Facebook – 19 de março de 2020
Eu nunca tive, em meu convívio na infância, ninguém que ouvisse música erudita, tocasse algum instrumento, lesse regularmente ou que amasse com sinceridade e interesse real as artes plásticas. As aulas na escola tampouco só foram suficientes para conhecer minimamente as cores primárias e secundárias, alguns pintores brasileiros (e talvez os menos talentosos e mais desinteressantes) e fazer desenhos aleatórios sem critério estético algum. Não culpo os professores, alguns pareciam verdadeiramente dedicados e com boa vontade.
Contudo, por pura sorte (e sabe-se lá o porquê) sempre tive um sentimento estranho: o de querer compreender o que faz certas obras de artes se tornarem eternas! Por que ninguém escuta mais “Xibom Bombom” do grupo As Meninas (que ganhou disco de ouro e vendeu mais de 100 mil cópias no Brasil no começo dos anos 2000) e há ainda pessoas que escutam As quatro estações de Vivaldi, composta há praticamente 300 anos? Por que as pessoas se amontoam e pagam caro pra ver quadros de Rembrandt ou Bouguereau? O que faz toda grande personalidade pós-século XIX ter admirado e escutado Mozart? (Aliás, certa vez Elsa Einstein teria confidenciado que teria se apaixonado por seu marido, Albert Einstein, ao vê-lo tocar Mozart no violino de uma forma maravilhosa) Deve haver nestas obras algo superior, algo que talvez hoje não seja tão valorizado por muitas pessoas, que foi escondido de nós, mas que despertou paixões, dores e sentimentos em milhões de pessoas.
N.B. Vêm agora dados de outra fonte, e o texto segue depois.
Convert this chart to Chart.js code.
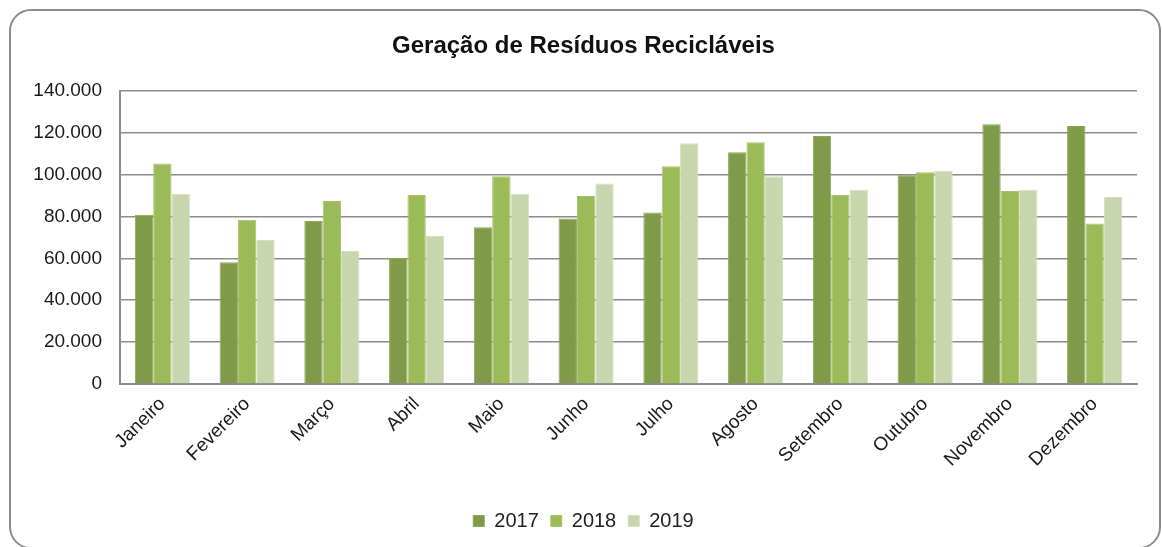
<!DOCTYPE html>
<html lang="pt-BR">

<head>
  <meta charset="UTF-8" />
  <title>Geração de Resíduos Recicláveis</title>
  <style>
    html,
    body {
      margin: 0;
      padding: 0;
      background: #ffffff;
      overflow: hidden;
    }

    .card {
      position: absolute;
      left: 9px;
      top: 9px;
      width: 1152px;
      height: 540px;
      border: 2px solid #8c8c8c;
      border-radius: 22px;
      box-sizing: border-box;
    }

    .chart-wrap {
      position: absolute;
      left: 0;
      top: 0;
      width: 1162px;
      height: 547px;
    }
  </style>
</head>

<body>
  <div class="card"></div>
  <div class="chart-wrap">
    <canvas id="grafico"></canvas>
  </div>

  <script src="https://cdn.jsdelivr.net/npm/chart.js"></script>
  <script>
    // Dados do gráfico
    const meses = ["Janeiro", "Fevereiro", "Março", "Abril", "Maio", "Junho",
      "Julho", "Agosto", "Setembro", "Outubro", "Novembro", "Dezembro"];
    const anos = ["2017", "2018", "2019"];
    const dados2017 = [80800, 58100, 77800, 60200, 74900, 79000, 81900, 110700, 118400, 99700, 124000, 123200];
    const dados2018 = [105300, 78400, 87400, 90200, 99200, 89800, 104000, 115400, 90200, 101100, 92200, 76600];
    const dados2019 = [90900, 68800, 63500, 70700, 90900, 95700, 114900, 99200, 92800, 101800, 92800, 89300];
    const eixoMax = 140000;
    const eixoPasso = 20000;

    const cores = ["#7f9a48", "#9bbb59", "#c7d6ad"];
    const bordas = ["#8ba656", "#a8c46a", "#d3e0bd"];
    const fonte = "'Liberation Sans', Arial, sans-serif";

    // 140000 -> "140.000"
    function formatar(v) {
      return String(v).replace(/\B(?=(\d{3})+(?!\d))/g, ".");
    }

    const ctx = document.getElementById("grafico").getContext("2d");
    new Chart(ctx, {
      type: "bar",
      data: {
        labels: meses,
        datasets: [dados2017, dados2018, dados2019].map((serie, i) => ({
          label: anos[i],
          data: serie,
          backgroundColor: cores[i],
          borderColor: bordas[i],
          borderWidth: 1,
          categoryPercentage: 0.65,
          barPercentage: 1.0,
        })),
      },
      options: {
        responsive: true,
        maintainAspectRatio: false,
        animation: false,
        layout: {
          padding: { left: 30, right: 25, top: 0, bottom: 6 },
        },
        plugins: {
          title: {
            display: true,
            text: "Geração de Resíduos Recicláveis",
            color: "#111111",
            font: { family: fonte, size: 24, weight: "bold" },
            padding: { top: 32, bottom: 30 },
          },
          legend: {
            position: "bottom",
            labels: {
              color: "#222222",
              font: { family: fonte, size: 20 },
              boxWidth: 11,
              boxHeight: 11,
              padding: 12,
            },
          },
          tooltip: { enabled: false },
        },
        scales: {
          x: {
            grid: { display: false, drawTicks: false },
            border: { display: true, color: "#8c8c8c", width: 2 },
            ticks: {
              color: "#1a1a1a",
              font: { family: fonte, size: 19 },
              minRotation: 45,
              maxRotation: 45,
              padding: 9,
            },
            afterFit: (escala) => {
              escala.height = 115;
            },
          },
          y: {
            min: 0,
            max: eixoMax,
            ticks: {
              stepSize: eixoPasso,
              color: "#1a1a1a",
              font: { family: fonte, size: 19 },
              padding: 18,
              callback: (v) => formatar(v),
            },
            grid: { color: "#8c8c8c", lineWidth: 1.5, drawTicks: false },
            border: { display: true, color: "#8c8c8c", width: 2 },
            afterFit: (escala) => {
              escala.width = 90;
            },
          },
        },
      },
    });
  </script>
</body>

</html>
Acho que essa dúvida, esse sentimento que sempre tive, fez-me aproximar das artes. Claro que hoje eu compreendo um pouco melhor a importância da beleza para a vida humana, mas não foi uma caminhada simples. Veja, nunca foi tão fácil o acesso às obras de artes e ainda assim, possivelmente, nunca estivemos tão distantes delas. Há 400 anos, alguém que quisesse ver pinturas só o poderia fazer em uma igreja ou, caso fizesse parte da nobreza, tivesse acesso aos castelos onde eram expostas. Há 50 anos, talvez você encontrasse as que quisesse em livros (e talvez não com a qualidade que você desejasse) ou teria que fazer viagens caras para visitá-las. Hoje é possível encontrar praticamente qualquer pintura em altíssima resolução somente jogando no Google Imagens. Quem quisesse ouvir, há 150 anos, suas obras favoritas de Chopin deveria ser ela mesma capaz de tocá-las, ou um parente, ou um conhecido, ou esperar que algum pianista as incluíssem em seu repertório e as tocassem em algum recital, que possivelmente não pagaria barato. Há 50 anos, se você quisesse ouvir todas as sinfonias de Beethoven, você provavelmente teria que peregrinar por diversas cidades/países cujas orquestras tivessem as incluído em seus repertórios ou teria que pagar uma pequena fortuna nas coleções de disco, muitas com qualidade de gravação duvidosa. Para você ter ideia, é bastante conhecida a história de que Johann Sebastian Bach teria andado a pé quase 350 km para ver o famoso organista Dieterich Buxtehude ao vivo. Hoje é possível ouvir tudo de Beethoven, Bach, Buxtehude, Schubert, Liszt ou qualquer outro por streaming, baixando diretamente do celular enquanto vai de ônibus para o trabalho.
E o que nos faz, então, tão distantes das artes? Pelo que eu vejo, primeiro é a falta da percepção do mal que nos faz aquilo que consumimos de “artístico” diariamente: as músicas que reforçam sentimentos ruins, traições, valores deturpados; as pinturas/desenhos que glorificam a feiura etc. Se fôssemos mais conscientes do mal que estes produtos de entretenimento podem nos fazer (alimentando nossas tristezas e frustrações, diminuindo nossa inteligência etc), talvez saberíamos valorizar mais as artes. Em segundo lugar, a distância das artes decorrem simplesmente do desconhecimento e da falta de cultura. Por isso, sempre que posso, divulgo arte aqui. Pode ser que, mesmo sem eu saber ou mesmo sem a pessoa perceber, uma obra artística desperte na pessoa aquela mesma pergunta que eu tive a sorte de ter anos atrás: “o que há de tão profundo e bonito nessa obra, que hoje talvez eu não perceba?”.